As reality mania escalates, more lawsuits seem as if they are just waiting to happen. However, the waivers make it incredibly difficult to win cases against these reality shows. Proving that producers were negligent in attaining insurance companies that took all precautionary measures in protecting the contestants is the only way to bypass the waiver and take on an entire network. Still, with the waivers intact, producers often retaliate by filing countersuits.

In 2001, former Survivor contestant Stacey Stillman filed suit against CBS and Survivor producer Mark Burnett claiming the reality show is fixed. According to Stillman, Burnett "manipulated" two other contestants to vote her off the show. However, Stillman, along with her castmates, signed an 83-page highly restrictive confidentiality agreement with CBS stating that if they reveal anything about their Survivor experiences without permission from Burnett or the network, they could be sued for $5 million, which did in fact happen.

"On May 17, 2001, a Los Angeles Superior Court judge threw out Stillman's motion to dismiss CBS' and Survivor's countersuit against the former castaway, after hearing testimony from executive producer Mark Burnett and six former members of the Tagi tribe, who contradicted Stillman's claims," according to E! Online. The judge also ruled that there was "no admissible evidence" to support Stillman's manipulation claims.

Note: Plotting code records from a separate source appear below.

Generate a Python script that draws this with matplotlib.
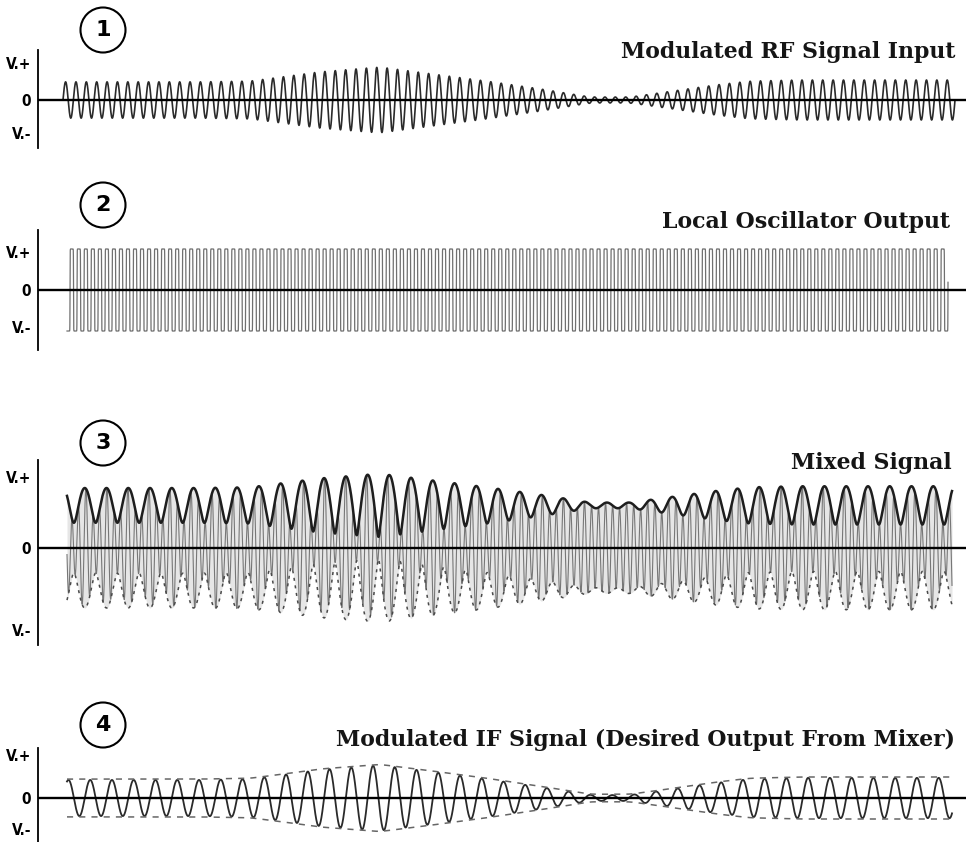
import numpy as np
import matplotlib.pyplot as plt
from matplotlib.patches import Circle

# carrier cycles across the drawn trace
rf_cycles = 86
lo_cycles = 127
if_cycles = lo_cycles - rf_cycles

# envelope: position along trace (0..1) and amplitude (V units)
env_t = [0.0, 0.154, 0.21, 0.254, 0.288, 0.355, 0.415, 0.475, 0.535, 0.591,
         0.636, 0.677, 0.733, 0.77, 0.826, 1.0]
rf_env = [0.49, 0.49, 0.51, 0.65, 0.76, 0.89, 0.70, 0.51, 0.30, 0.08,
          0.08, 0.22, 0.41, 0.51, 0.54, 0.54]
if_env = [0.43, 0.43, 0.45, 0.57, 0.67, 0.78, 0.62, 0.45, 0.26, 0.07,
          0.07, 0.19, 0.36, 0.45, 0.48, 0.48]
lo_amp = 1.08
mix_lo_level = 0.6
mix_rf_gain = 0.5

titles = ["Modulated RF Signal Input", "Local Oscillator Output", "Mixed Signal",
          "Modulated IF Signal (Desired Output From Mixer)"]
numbers = ["1", "2", "3", "4"]
tick_labels = ["V.+", "0", "V.-"]

W, H = 972, 842
fig = plt.figure(figsize=(W / 100, H / 100), dpi=100)
fig.patch.set_facecolor("white")

X0, X1 = 38, 966          # axes left/right in px
T0, T1 = 63, 955          # trace start/end in px
scale = T1 - T0

# panel layout in px: axis top, axis bottom, zero line, px per volt, V+ y, V- y,
# circle centre y, title centre y, title right x
layout = [
    (50, 148, 100, 37, 63, 133, 30, 52, 955),
    (230, 350, 290, 38, 252, 327, 205, 222, 950),
    (460, 645, 548, 71, 477, 630, 443, 463, 952),
    (748, 842, 798, 42, 755, 829, 725, 740, 955),
]
spans = [(63, 955), (67, 948), (67, 952), (67, 952)]

serif = "DejaVu Serif"
narrow = ["Liberation Sans Narrow", "DejaVu Sans"]


def smooth_env(t, vals):
    e = np.interp(t, env_t, vals)
    k = np.exp(-0.5 * (np.arange(-300, 301) / 110.0) ** 2)
    k /= k.sum()
    pad = np.pad(e, 300, mode="edge")
    return np.convolve(pad, k, mode="valid")


axes = []
for i, (top, bot, zero, unit, yp, ym, cy, ty, tx) in enumerate(layout):
    ax = fig.add_axes([X0 / W, 1 - bot / H, (X1 - X0) / W, (bot - top) / H])
    ax.set_xlim((X0 - T0) / scale, (X1 - T0) / scale)
    ax.set_ylim(-(bot - zero) / unit, (zero - top) / unit)
    for s in ["top", "right", "bottom"]:
        ax.spines[s].set_visible(False)
    ax.spines["left"].set_linewidth(1.3)
    ax.set_xticks([])
    ax.set_yticks([(zero - yp) / unit, 0, (zero - ym) / unit], tick_labels)
    ax.tick_params(axis="y", length=0, pad=5)
    for lab in ax.get_yticklabels():
        lab.set_family(narrow)
        lab.set_fontweight("bold")
        lab.set_fontsize(11)
        lab.set_stretch("condensed")
    ax.axhline(0, color="black", lw=1.7, zorder=5)
    axes.append(ax)

    # numbered circle
    fig.add_artist(Circle((103 / 100, (H - cy) / 100), 0.225, transform=fig.dpi_scale_trans,
                          fill=False, ec="black", lw=1.5))
    fig.text(103 / W, 1 - cy / H, numbers[i], ha="center", va="center", fontsize=16,
             fontweight="bold", family=narrow)
    fig.text(tx / W, 1 - ty / H, titles[i], ha="right", va="center", fontsize=15.8,
             fontweight="bold", family=serif, color="#151515")

n = 24000

# 1: modulated RF
a0, a1 = [(s - T0) / scale for s in spans[0]]
t = np.linspace(a0, a1, n)
env = smooth_env(t, rf_env)
axes[0].plot(t, env * np.sin(2 * np.pi * rf_cycles * t), color="#2a2a2a", lw=1.2)

# 2: local oscillator (near square)
a0, a1 = [(s - T0) / scale for s in spans[1]]
t = np.linspace(a0, a1, n * 2)
lo = lo_amp * np.tanh(9 * np.sin(2 * np.pi * lo_cycles * t))
axes[1].plot(t, lo, color="#707070", lw=0.9)

# 3: mixed signal = LO + RF
a0, a1 = [(s - T0) / scale for s in spans[2]]
t = np.linspace(a0, a1, n * 2)
env = smooth_env(t, rf_env)
mix = mix_lo_level * np.sin(2 * np.pi * lo_cycles * t) + \
    mix_rf_gain * env * np.sin(2 * np.pi * rf_cycles * t)
top_env = np.abs(mix_lo_level + mix_rf_gain * env * np.exp(1j * 2 * np.pi * if_cycles * t))
axes[2].fill_between(t, -top_env, top_env, color="#e6e6e6", lw=0)
axes[2].plot(t, mix, color="#777777", lw=0.8)
axes[2].plot(t, top_env, color="#1e1e1e", lw=1.8)
axes[2].plot(t, -top_env, color="#4a4a4a", lw=1.1, ls=(0, (2, 3)))

# 4: modulated IF with dashed envelope
a0, a1 = [(s - T0) / scale for s in spans[3]]
t = np.linspace(a0, a1, n)
env = smooth_env(t, if_env)
axes[3].plot(t, env * np.sin(2 * np.pi * if_cycles * t), color="#2a2a2a", lw=1.3)
axes[3].plot(t, env + 0.02, color="#666666", lw=1.1, ls=(0, (4, 4)))
axes[3].plot(t, -env - 0.02, color="#666666", lw=1.1, ls=(0, (4, 4)))

fig.savefig("out.png", dpi=100, facecolor="white")
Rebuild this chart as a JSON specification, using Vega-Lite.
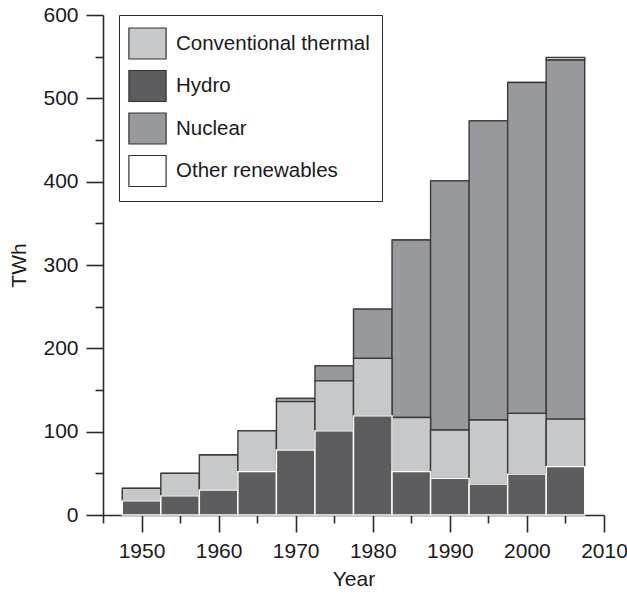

"When reality shows began to bloom, some media analysts predicted its early demise because it would be too difficult to insure," said insurancejournal.com. "This, however, has not occurred, thanks to insurance companies willing to work behind the scenes to remove potential risks."

"One death, one dismemberment. That's all it could take to end reality television," said Kenneth Wefer, owner of LMC Group, an engineering company that helps insurers evaluate stunts. "That's why it is crucial that insurers are involved…. Without them, reality TV might not exist."